3. String theory: The idea that the fundamental units of material substance are unimaginably tiny vibrating filaments of energy.
4. Other dimensions: The theory that the four dimensions of space-time are only part of physical reality.
5. Principle of uniformity: The assumption that the laws and properties of the universe are homogenous and constant throughout the universe.
6. Assumption of uniformitarianism: The idea that the same processes and forces at work in the world today have always been at work at essentially the same rates.
7. Scientific method: The idea that there is a particular methodology that defines the scientific process which ought to be followed.
8. Law of parsimony: The principle that assumes that the simplest explanation which fits all the facts is the best.

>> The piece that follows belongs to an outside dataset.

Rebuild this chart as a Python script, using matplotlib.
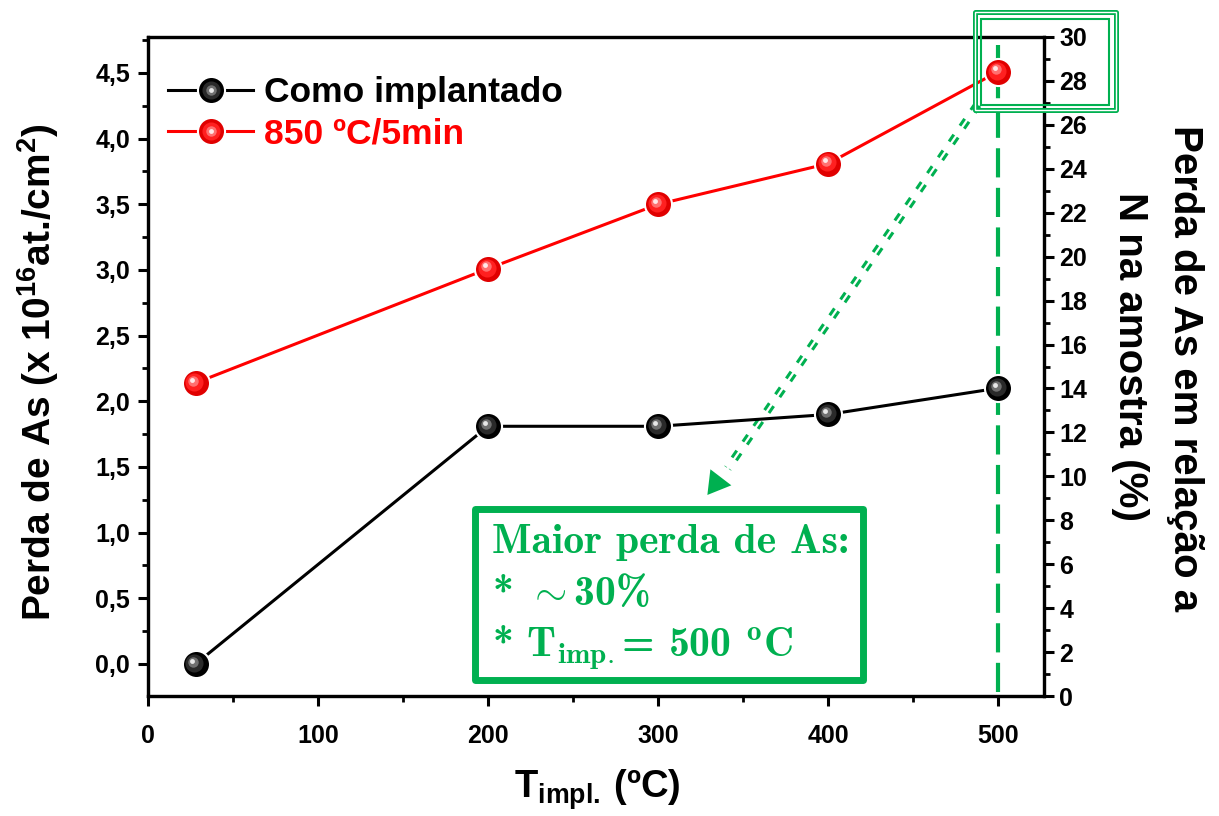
import os
import matplotlib
matplotlib.use("Agg")
import matplotlib.pyplot as plt
import matplotlib.transforms as mtransforms
from matplotlib.patches import Rectangle
from matplotlib.legend_handler import HandlerTuple
from matplotlib.font_manager import FontProperties
from matplotlib.ticker import MultipleLocator, FuncFormatter

# dados
t_impl = [28, 200, 300, 400, 500]
como_implantado = [0.00, 1.81, 1.81, 1.90, 2.10]
recozido_850 = [2.14, 3.01, 3.50, 3.81, 4.51]
labels = ["Como implantado", "850 ºC/5min"]

VERDE = "#00B050"

plt.rcParams["font.family"] = ["Liberation Sans", "DejaVu Sans"]
plt.rcParams["font.weight"] = "bold"
plt.rcParams["mathtext.fontset"] = "custom"
plt.rcParams["mathtext.rm"] = "Liberation Sans:bold"
plt.rcParams["mathtext.bf"] = "Liberation Sans:bold"

# Computer Modern bold (vem junto com o matplotlib)
cm_bold = FontProperties(fname=os.path.join(matplotlib.get_data_path(), "fonts", "ttf", "cmb10.ttf"), size=30)

W, H = 1219, 816
fig = plt.figure(figsize=(W / 100, H / 100), dpi=100)
ax = fig.add_axes([148 / W, 1 - 696 / H, (1044 - 148) / W, (696 - 37) / H])
ax2 = ax.twinx()


def esfera(x, y, cor, cores_brilho):
    # bolinha com brilho (imita marcador 3D do Origin)
    base, = ax.plot(x, y, color=cor, lw=2.2, marker="o", ms=19.5,
                    mfc=cores_brilho[0], mec="white", mew=1.5, zorder=3)
    hs = []
    for i, (c, s) in enumerate(zip(cores_brilho[1:], [13, 7.5, 3.5])):
        off = mtransforms.offset_copy(ax.transData, fig, x=-0.8 * (i + 1), y=0.8 * (i + 1), units="points")
        h, = ax.plot(x, y, ls="none", marker="o", ms=s, mfc=c, mec="none",
                     transform=off, zorder=4 + i)
        hs.append(h)
    return (base, *hs)


h1 = esfera(t_impl, como_implantado, "black", ["#000000", "#2a2a2a", "#707070", "#e8e8e8"])
h2 = esfera(t_impl, recozido_850, "red", ["#e00000", "#ff2020", "#ff7070", "#ffe8e8"])

ax.set_xlim(0, 527)
ax.set_ylim(-0.2437, 4.774)
ax2.set_ylim(0, 30)

ax.xaxis.set_major_locator(MultipleLocator(100))
ax.xaxis.set_minor_locator(MultipleLocator(50))
ax.yaxis.set_minor_locator(MultipleLocator(0.25))
ax.set_yticks([0, 0.5, 1, 1.5, 2, 2.5, 3, 3.5, 4, 4.5])
ax.yaxis.set_major_formatter(FuncFormatter(lambda v, p: f"{v:.1f}".replace(".", ",")))
ax2.yaxis.set_major_locator(MultipleLocator(2))
ax2.yaxis.set_minor_locator(MultipleLocator(1))

for a in (ax, ax2):
    for s in a.spines.values():
        s.set_linewidth(2.3)
    a.tick_params(which="major", length=7, width=2.2, labelsize=18, direction="out")
    a.tick_params(which="minor", length=4, width=2.0, direction="out")
ax.tick_params(axis="x", pad=13)
ax.tick_params(axis="y", pad=6)
ax2.tick_params(axis="y", pad=4)

# legenda
leg = ax.legend([h1, h2], labels, handler_map={tuple: HandlerTuple(ndivide=1, pad=0)},
                loc="upper left", bbox_to_anchor=(168 / W, 1 - 76 / H),
                bbox_transform=fig.transFigure, frameon=False, fontsize=25.5,
                handlelength=2.4, handletextpad=0.3, labelspacing=0.24,
                borderpad=0, borderaxespad=0)
leg.get_texts()[1].set_color("red")

# rótulos dos eixos
fig.text(38 / W, 1 - 372 / H, r"Perda de As (x 10$^{\mathbf{16}}$at./cm$^{\mathbf{2}}$)",
         rotation=90, ha="center", va="center", fontsize=28)
fig.text(597 / W, 1 - 790 / H, r"T$_{\mathbf{impl.}}\,$(ºC)", ha="center", va="center", fontsize=27.5)
fig.text(1185 / W, 1 - 368 / H, "Perda de As em relação a", rotation=270,
         ha="center", va="center", fontsize=29)
fig.text(1130 / W, 1 - 357 / H, "N na amostra (%)", rotation=270,
         ha="center", va="center", fontsize=29)

# linha vertical tracejada em 500 ºC
ax.plot([500, 500], [-0.213, 4.714], color=VERDE, lw=3, dashes=(7, 2.5), zorder=2)

# seta tracejada dupla
ax.plot([488, 341], [4.26, 1.49], color=VERDE, lw=6, dashes=(1.0, 1.3), zorder=2)
ax.plot([488, 341], [4.26, 1.49], color="white", lw=1.6, zorder=2)
ax.annotate("", xy=(329, 1.287), xytext=(341, 1.49),
            arrowprops=dict(arrowstyle="-|>,head_length=1.6,head_width=0.95",
                            color=VERDE, lw=0, shrinkA=0, shrinkB=0), zorder=5)

# caixa dupla em volta do ponto máximo
fig.add_artist(Rectangle((975 / W, 1 - 110 / H), 141 / W, 98 / H, transform=fig.transFigure,
                         fill=False, ec=VERDE, lw=3.6, joinstyle="round", clip_on=False))
fig.add_artist(Rectangle((975 / W, 1 - 110 / H), 141 / W, 98 / H, transform=fig.transFigure,
                         fill=False, ec="white", lw=1.0, clip_on=False))
fig.add_artist(Rectangle((981 / W, 1 - 104.5 / H), 128 / W, 86 / H, transform=fig.transFigure,
                         fill=False, ec=VERDE, lw=1.5, clip_on=False))

# caixa de texto
fig.add_artist(Rectangle((475.5 / W, 1 - 679.5 / H), 387 / W, 171 / H, transform=fig.transFigure,
                         fill=True, fc="white", ec=VERDE, lw=5, joinstyle="round",
                         clip_on=False, zorder=5))
linhas = ["Maior perda de As:",
          r"* $\sim$30%",
          r"* T$_{\mathbf{imp.}}$= 500 $^{\mathbf{o}}$C"]
for i, s in enumerate(linhas):
    fig.text(492 / W, 1 - (553 + 52 * i) / H, s, ha="left", va="baseline",
             fontproperties=cm_bold, color=VERDE, math_fontfamily="cm", zorder=6)

fig.savefig("out.png", dpi=100)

9. Assumption that human reason is trustworthy: The notion that a faculty which has evolved because it made us better fit to survive is also a dependable guide to truth, which has no necessary connection to human survival.
10. Assumption that we should value truth: The idea that truth should be esteemed more highly than competing values, like, for instance, personal comfort.
11. Preference for naturalistic explanations: A preference based upon an untestable assumption that all knowable truth is found only in the natural realm.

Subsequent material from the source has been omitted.